2. The Teaching of Christ
Peacemaking is a central theme in Jesus’ teaching. He commanded us to go and be reconciled (Matthew 5:24). To first take the log out of our own eye (Matthew 7:5 NRS). To forgive those who sin against us (Luke 17:3-4). To love our neighbor as ourself (Matthew 22:39). And to love our enemy (Matthew 5:44). So we are committed to both the methods and mandate for peacemaking in Jesus’ teaching.
3. The Example of Christ
When Jesus preached the gospel, healed the sick, loved the marginalized, forgave sinners, and fed the hungry, he was demonstrating what the kingdom is like. He was a shalom maker.

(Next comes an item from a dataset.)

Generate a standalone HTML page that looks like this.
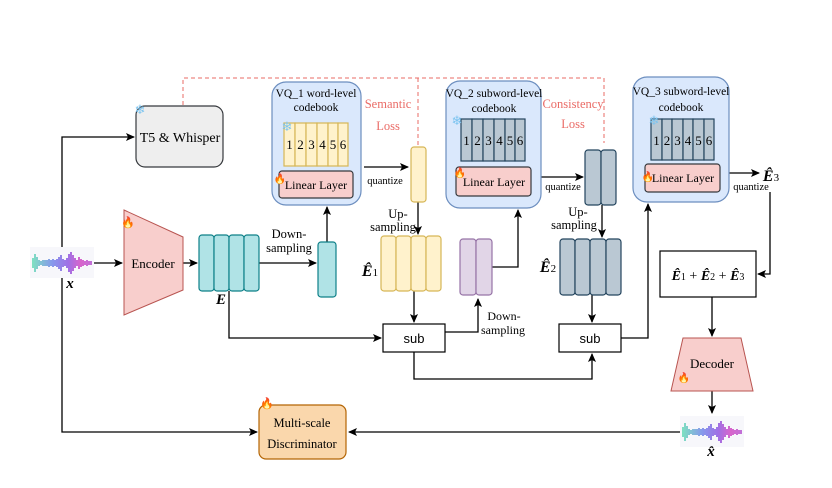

Jesus was also a nonviolent activist.
He said, "My kingdom is not of this world. If my kingdom were of this world, then my servants would be fighting so that I would not be handed over to the Jews; but as it is, My kingdom is not of this realm“ (John 18:36). Jesus said to him, "Put your sword back into its place; for all those who take up the sword shall perish by the sword" (Matthew 26:52).
However, Jesus was not a hippy-like peacenik of the 60’s and 70’s. He was also a peace disturber! He cleansed the temple – attacking religious corruption. He called out hypocrites and challenged the status quo. How is this an example of peacemaking? True peace demands a pure heart. True peace includes justice for all. Perhaps the best modern example of a peace disturber is Martin Luther King Jr. He confronted white hypocrisy, racism and injustice. But his goal was not to defeat white America; rather, he sought reconciliation between races.

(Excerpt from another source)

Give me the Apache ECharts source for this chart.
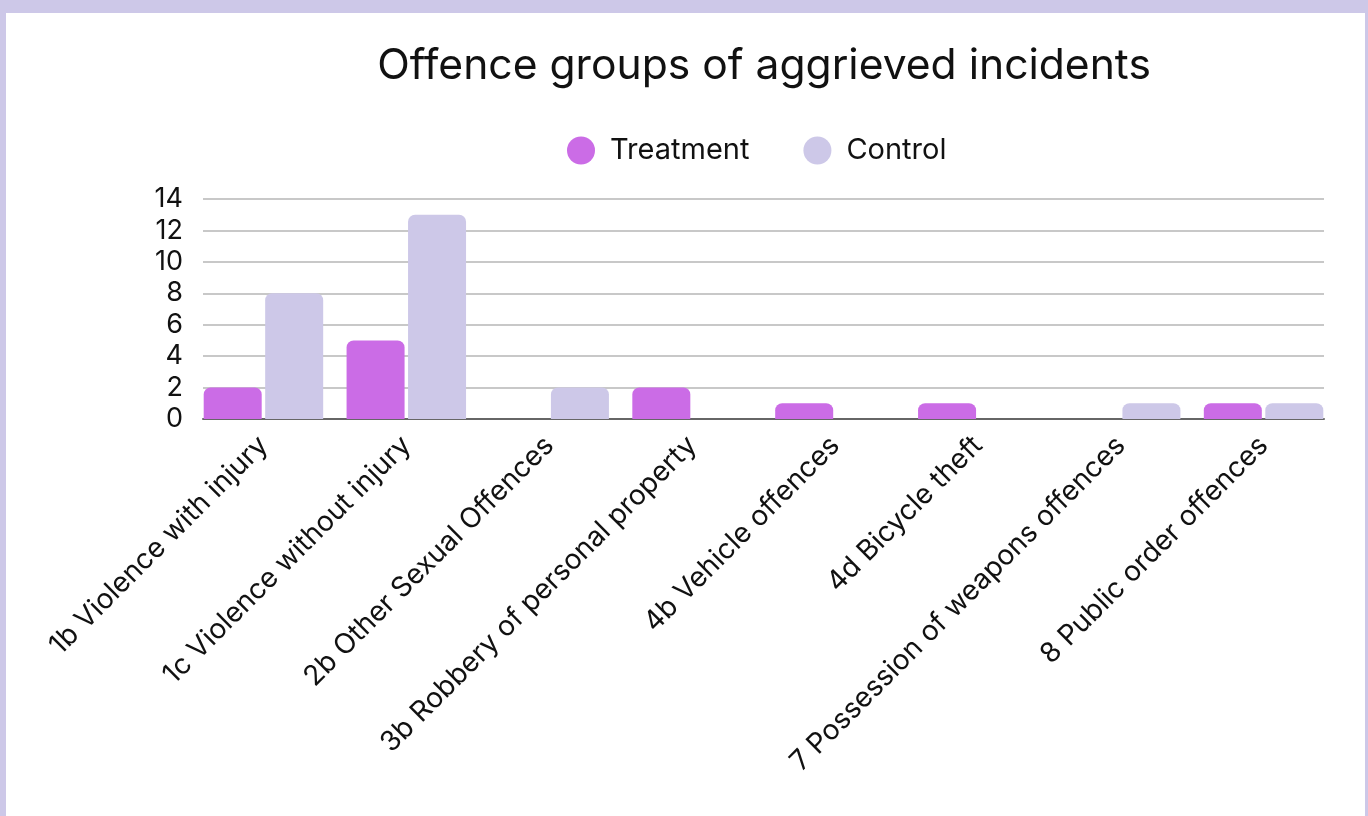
<!DOCTYPE html>
<html>
<head>
<meta charset="utf-8">
<script src="https://cdn.jsdelivr.net/npm/echarts@6/dist/echarts.min.js"></script>
<style>
  html, body { margin: 0; padding: 0; width: 1368px; height: 816px; background: #cdc8e8; overflow: hidden; }
  #chart { position: absolute; left: 6px; top: 13px; width: 1359px; height: 803px; background: #ffffff; }
</style>
</head>
<body>
<div id="chart"></div>
<script>
// Offence groups and incident counts per arm
const categories = [
  '1b Violence with injury',
  '1c Violence without injury',
  '2b Other Sexual Offences',
  '3b Robbery of personal property',
  '4b Vehicle offences',
  '4d Bicycle theft',
  '7 Possession of weapons offences',
  '8 Public order offences'
];
const treatment = [2, 5, 0, 2, 1, 1, 0, 1];
const control = [8, 13, 2, 0, 0, 0, 1, 1];
const yMin = 0, yMax = 14, yStep = 2;

const FONT = 'Inter';
const INK = '#111111';
const PURPLE = '#cb6ce6';
const LAVENDER = '#cdc8e8';

const chart = echarts.init(document.getElementById('chart'), null, { renderer: 'canvas' });

chart.setOption({
  backgroundColor: '#ffffff',
  animation: false,
  textStyle: { fontFamily: FONT },
  title: {
    text: 'Offence groups of aggrieved incidents',
    left: 753,
    textAlign: 'center',
    top: 27,
    textStyle: { fontFamily: FONT, fontSize: 42.6, fontWeight: 'normal', color: INK }
  },
  legend: {
    left: 556,
    top: 118,
    icon: 'circle',
    itemWidth: 28,
    itemHeight: 28,
    itemGap: 54,
    textStyle: { fontFamily: FONT, fontSize: 29, color: INK, padding: [0, 0, 0, 10] },
    data: ['Treatment', 'Control']
  },
  grid: [
    // bars and category labels
    { left: 186, top: 186, width: 1143, height: 220 },
    // value scale, gridlines and baseline
    { left: 197, top: 186, width: 1121, height: 220 }
  ],
  xAxis: [
    {
      type: 'category',
      gridIndex: 0,
      data: categories,
      axisLine: { show: false },
      axisTick: { show: false },
      axisLabel: {
        rotate: 45,
        interval: 0,
        margin: 22,
        fontFamily: FONT,
        fontSize: 28,
        color: INK
      }
    },
    {
      type: 'value',
      gridIndex: 1,
      min: 0,
      max: 1,
      axisLine: { show: true, onZero: false, lineStyle: { color: '#666666', width: 2 } },
      axisTick: { show: false },
      axisLabel: { show: false },
      splitLine: { show: false }
    }
  ],
  yAxis: [
    {
      type: 'value',
      gridIndex: 0,
      min: yMin,
      max: yMax,
      interval: yStep,
      show: false,
      splitLine: { show: false }
    },
    {
      type: 'value',
      gridIndex: 1,
      min: yMin,
      max: yMax,
      interval: yStep,
      axisLine: { show: false },
      axisTick: { show: false },
      axisLabel: { margin: 20, fontFamily: FONT, fontSize: 27, color: INK },
      splitLine: { show: true, lineStyle: { color: '#c8c8c8', width: 2 } }
    }
  ],
  series: [
    {
      name: 'Treatment',
      type: 'bar',
      xAxisIndex: 0,
      yAxisIndex: 0,
      data: treatment,
      barWidth: 58,
      barGap: '6%',
      itemStyle: { color: PURPLE, borderRadius: [7, 7, 0, 0] },
      z: 3
    },
    {
      name: 'Control',
      type: 'bar',
      xAxisIndex: 0,
      yAxisIndex: 0,
      data: control,
      barWidth: 58,
      barGap: '6%',
      itemStyle: { color: LAVENDER, borderRadius: [7, 7, 0, 0] },
      z: 3
    }
  ]
});
</script>
</body>
</html>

So we pursue shalom non-violently and sometimes we disturb the status quo to work towards true peace.
4. The Cross of Christ
At the cross Jesus cries out, “Father forgive them for they do not know what they are doing” (Luke 23:34). In so doing, Jesus demonstrates enemy love – a key to making peace and an important part of the gospel (Romans 5:10; Colossians 1:21). In fact, the gospel is referred to as the gospel of peace five times in the New Testament (Acts 10:36; Romans 5:1; Ephesians 2:13-17; Ephesians 6:15; Colossians 1:20). For God was pleased to have all his fullness dwell in him [Jesus] and through him to reconcile to himself all things… by making peace through his blood, shed on the cross (Colossians 1:19-20).
5. The Second Coming of Christ
Finally, prophecies of Christ’s return make it clear that God’s end game is peace.

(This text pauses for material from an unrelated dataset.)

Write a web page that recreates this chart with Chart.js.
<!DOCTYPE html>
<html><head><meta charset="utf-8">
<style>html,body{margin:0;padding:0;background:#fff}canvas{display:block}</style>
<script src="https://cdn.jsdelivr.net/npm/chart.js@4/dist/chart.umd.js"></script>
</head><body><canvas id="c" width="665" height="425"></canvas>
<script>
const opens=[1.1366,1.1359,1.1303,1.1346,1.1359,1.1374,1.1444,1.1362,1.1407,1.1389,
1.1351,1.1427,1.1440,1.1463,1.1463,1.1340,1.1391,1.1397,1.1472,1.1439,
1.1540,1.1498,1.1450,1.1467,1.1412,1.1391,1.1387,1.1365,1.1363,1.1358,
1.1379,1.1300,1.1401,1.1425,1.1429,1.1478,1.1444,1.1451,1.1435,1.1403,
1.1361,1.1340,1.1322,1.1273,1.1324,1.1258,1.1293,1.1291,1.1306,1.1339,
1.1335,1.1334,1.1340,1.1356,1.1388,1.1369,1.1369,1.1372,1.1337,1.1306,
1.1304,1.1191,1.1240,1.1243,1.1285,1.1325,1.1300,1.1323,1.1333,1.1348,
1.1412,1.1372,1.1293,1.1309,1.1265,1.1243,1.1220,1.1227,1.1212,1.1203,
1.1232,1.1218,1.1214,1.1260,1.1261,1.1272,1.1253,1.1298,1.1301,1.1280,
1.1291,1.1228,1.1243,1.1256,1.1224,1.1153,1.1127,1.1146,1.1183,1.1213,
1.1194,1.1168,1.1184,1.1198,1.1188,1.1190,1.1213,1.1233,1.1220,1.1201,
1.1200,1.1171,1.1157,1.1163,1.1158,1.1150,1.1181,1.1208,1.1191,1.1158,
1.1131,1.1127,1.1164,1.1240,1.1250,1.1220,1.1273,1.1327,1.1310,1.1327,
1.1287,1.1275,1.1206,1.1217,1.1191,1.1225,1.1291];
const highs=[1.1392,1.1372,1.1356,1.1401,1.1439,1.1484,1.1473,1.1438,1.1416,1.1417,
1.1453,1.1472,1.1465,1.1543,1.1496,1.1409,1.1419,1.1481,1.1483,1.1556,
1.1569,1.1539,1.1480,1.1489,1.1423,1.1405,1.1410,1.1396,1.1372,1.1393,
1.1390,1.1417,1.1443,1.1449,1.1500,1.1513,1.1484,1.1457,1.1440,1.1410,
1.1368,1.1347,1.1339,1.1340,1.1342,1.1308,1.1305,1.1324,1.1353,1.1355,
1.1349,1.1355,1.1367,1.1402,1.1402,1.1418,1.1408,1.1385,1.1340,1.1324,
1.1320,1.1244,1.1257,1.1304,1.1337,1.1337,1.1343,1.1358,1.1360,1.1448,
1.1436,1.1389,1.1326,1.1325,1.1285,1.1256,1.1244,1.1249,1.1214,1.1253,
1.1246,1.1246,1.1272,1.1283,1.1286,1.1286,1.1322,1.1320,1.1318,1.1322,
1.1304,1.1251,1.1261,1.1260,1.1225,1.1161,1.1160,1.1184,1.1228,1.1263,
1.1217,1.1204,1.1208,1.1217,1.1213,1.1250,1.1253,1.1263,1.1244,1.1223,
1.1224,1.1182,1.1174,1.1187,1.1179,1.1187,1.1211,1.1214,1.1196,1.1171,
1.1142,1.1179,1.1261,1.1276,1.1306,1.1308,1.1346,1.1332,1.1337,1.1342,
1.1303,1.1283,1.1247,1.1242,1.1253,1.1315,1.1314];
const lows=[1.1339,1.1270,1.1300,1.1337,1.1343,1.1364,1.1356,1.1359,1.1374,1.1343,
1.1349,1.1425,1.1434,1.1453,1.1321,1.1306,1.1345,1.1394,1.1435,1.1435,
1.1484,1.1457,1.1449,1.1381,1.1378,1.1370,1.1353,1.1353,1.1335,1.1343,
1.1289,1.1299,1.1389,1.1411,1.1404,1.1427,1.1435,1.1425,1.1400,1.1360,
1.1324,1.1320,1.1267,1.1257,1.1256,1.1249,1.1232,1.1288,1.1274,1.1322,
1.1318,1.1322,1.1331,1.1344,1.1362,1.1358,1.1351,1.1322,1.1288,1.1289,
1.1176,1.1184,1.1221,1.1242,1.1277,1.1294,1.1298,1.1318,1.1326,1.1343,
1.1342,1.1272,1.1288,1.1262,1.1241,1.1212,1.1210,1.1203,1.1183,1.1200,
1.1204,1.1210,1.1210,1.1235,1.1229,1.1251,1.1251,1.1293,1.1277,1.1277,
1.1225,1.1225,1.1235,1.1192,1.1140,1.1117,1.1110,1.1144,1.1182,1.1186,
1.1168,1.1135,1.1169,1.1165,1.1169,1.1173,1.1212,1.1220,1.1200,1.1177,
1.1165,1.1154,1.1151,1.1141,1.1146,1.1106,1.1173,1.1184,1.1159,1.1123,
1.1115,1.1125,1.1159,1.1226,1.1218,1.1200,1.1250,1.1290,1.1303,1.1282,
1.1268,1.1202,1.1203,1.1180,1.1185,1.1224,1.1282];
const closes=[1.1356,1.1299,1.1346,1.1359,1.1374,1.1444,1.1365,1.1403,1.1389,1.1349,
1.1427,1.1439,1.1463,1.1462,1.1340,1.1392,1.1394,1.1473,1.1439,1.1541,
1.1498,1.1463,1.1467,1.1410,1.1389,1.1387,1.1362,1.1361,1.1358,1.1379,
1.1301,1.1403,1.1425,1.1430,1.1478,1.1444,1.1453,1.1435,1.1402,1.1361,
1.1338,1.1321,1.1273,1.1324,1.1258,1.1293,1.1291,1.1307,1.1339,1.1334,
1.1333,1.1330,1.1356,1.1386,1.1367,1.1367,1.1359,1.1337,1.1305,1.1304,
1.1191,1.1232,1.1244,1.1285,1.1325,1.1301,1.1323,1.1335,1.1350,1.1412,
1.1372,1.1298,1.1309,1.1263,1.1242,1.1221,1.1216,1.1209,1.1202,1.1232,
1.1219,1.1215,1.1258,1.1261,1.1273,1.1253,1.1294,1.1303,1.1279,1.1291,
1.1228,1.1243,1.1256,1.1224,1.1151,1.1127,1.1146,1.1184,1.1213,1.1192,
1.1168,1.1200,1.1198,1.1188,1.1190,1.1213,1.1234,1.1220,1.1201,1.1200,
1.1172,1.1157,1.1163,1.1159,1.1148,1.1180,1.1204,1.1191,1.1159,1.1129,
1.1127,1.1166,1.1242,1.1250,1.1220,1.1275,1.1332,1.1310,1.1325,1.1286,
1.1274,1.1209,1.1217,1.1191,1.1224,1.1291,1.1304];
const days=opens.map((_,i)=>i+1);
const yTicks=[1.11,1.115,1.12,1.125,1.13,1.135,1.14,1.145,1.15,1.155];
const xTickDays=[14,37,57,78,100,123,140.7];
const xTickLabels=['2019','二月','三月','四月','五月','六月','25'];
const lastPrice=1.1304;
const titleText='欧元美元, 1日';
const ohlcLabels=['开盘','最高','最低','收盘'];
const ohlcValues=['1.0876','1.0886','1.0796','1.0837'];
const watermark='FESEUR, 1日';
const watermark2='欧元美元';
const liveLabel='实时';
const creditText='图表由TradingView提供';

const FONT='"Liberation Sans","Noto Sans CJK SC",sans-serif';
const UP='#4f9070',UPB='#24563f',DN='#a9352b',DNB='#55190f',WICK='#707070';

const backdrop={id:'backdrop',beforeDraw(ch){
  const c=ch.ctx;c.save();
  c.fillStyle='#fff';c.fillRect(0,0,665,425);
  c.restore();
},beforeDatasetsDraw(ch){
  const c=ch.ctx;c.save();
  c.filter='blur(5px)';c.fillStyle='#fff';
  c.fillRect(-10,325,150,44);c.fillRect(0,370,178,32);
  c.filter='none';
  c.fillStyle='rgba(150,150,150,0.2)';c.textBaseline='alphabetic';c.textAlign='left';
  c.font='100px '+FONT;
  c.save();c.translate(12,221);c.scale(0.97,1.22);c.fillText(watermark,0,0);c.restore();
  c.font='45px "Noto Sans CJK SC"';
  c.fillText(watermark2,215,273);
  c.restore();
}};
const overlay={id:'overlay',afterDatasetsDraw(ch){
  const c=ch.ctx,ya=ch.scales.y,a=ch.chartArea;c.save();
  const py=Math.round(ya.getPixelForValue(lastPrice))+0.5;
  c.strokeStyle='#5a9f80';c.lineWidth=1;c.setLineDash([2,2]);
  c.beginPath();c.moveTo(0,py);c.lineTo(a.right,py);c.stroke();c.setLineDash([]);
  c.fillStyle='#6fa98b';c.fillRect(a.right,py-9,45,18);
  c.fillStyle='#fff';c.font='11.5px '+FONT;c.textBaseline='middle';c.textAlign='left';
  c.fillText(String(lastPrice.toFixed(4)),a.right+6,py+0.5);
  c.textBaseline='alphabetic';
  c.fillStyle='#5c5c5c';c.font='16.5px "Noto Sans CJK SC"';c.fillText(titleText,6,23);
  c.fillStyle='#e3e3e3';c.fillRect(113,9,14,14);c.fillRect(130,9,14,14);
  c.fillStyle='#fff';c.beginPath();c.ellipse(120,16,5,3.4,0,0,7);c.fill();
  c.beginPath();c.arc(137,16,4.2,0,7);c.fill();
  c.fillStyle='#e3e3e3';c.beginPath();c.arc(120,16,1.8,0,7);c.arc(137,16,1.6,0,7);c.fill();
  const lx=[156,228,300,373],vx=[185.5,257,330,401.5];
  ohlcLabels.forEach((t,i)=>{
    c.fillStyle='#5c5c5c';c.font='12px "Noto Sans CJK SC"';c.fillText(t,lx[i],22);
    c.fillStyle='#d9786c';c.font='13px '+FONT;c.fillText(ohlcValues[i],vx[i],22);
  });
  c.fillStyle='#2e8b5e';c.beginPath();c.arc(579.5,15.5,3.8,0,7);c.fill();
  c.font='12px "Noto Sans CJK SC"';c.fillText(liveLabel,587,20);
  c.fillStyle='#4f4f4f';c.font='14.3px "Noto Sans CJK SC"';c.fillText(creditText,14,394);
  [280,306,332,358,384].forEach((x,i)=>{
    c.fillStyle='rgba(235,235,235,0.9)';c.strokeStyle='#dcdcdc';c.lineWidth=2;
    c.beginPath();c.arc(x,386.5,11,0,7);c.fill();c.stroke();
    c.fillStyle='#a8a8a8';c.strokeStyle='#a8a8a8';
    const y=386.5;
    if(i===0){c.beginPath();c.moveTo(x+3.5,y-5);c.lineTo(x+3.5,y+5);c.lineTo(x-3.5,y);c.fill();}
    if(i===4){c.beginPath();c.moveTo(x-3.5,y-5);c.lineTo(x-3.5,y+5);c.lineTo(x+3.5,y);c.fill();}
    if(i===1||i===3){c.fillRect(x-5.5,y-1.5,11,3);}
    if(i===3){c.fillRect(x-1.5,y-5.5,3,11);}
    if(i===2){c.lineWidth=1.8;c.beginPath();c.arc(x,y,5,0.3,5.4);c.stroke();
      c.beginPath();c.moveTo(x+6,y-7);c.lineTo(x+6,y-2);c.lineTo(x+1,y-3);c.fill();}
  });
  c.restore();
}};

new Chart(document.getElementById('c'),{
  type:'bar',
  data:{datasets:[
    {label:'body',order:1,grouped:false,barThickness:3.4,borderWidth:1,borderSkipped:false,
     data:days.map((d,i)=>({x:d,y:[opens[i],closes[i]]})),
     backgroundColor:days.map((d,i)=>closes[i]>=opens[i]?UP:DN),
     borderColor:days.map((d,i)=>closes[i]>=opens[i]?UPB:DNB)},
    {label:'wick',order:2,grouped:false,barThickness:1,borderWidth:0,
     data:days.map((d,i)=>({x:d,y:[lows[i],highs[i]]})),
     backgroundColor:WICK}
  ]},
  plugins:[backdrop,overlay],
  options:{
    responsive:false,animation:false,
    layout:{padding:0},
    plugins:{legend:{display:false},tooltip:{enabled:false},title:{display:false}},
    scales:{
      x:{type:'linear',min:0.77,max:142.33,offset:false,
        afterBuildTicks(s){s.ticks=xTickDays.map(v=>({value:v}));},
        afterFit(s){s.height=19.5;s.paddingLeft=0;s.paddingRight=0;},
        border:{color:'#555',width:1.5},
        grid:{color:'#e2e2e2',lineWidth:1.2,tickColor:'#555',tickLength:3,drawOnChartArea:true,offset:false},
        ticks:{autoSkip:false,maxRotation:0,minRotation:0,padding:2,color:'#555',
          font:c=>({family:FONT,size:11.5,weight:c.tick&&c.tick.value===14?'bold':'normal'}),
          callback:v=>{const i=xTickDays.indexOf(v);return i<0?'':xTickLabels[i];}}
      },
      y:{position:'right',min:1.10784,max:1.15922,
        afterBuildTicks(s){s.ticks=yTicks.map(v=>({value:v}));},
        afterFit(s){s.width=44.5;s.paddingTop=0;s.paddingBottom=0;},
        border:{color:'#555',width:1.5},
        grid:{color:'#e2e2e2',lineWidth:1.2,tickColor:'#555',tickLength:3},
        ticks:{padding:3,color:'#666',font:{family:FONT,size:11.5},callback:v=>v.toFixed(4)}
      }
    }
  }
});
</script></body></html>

He shall judge between many peoples.… they shall beat their swords into plowshares and their spears into pruning hooks; nation shall not lift up sword against nation, neither shall they learn war any more; but they shall all sit under their own vines and under their own fig trees, and no one shall make them afraid (Micah 4:3-4 NRS).
My servant David will be king over them, and they will all have one shepherd.… I will make a covenant of peace with them; it will be an everlasting covenant (Ezekiel 37:24-27).
So as Jesus-centered peacemakers we follow the person of Christ. We obey the teaching of Christ. We imitate the example of Christ. We believe and share the cross of Christ, and we long for the return of Christ.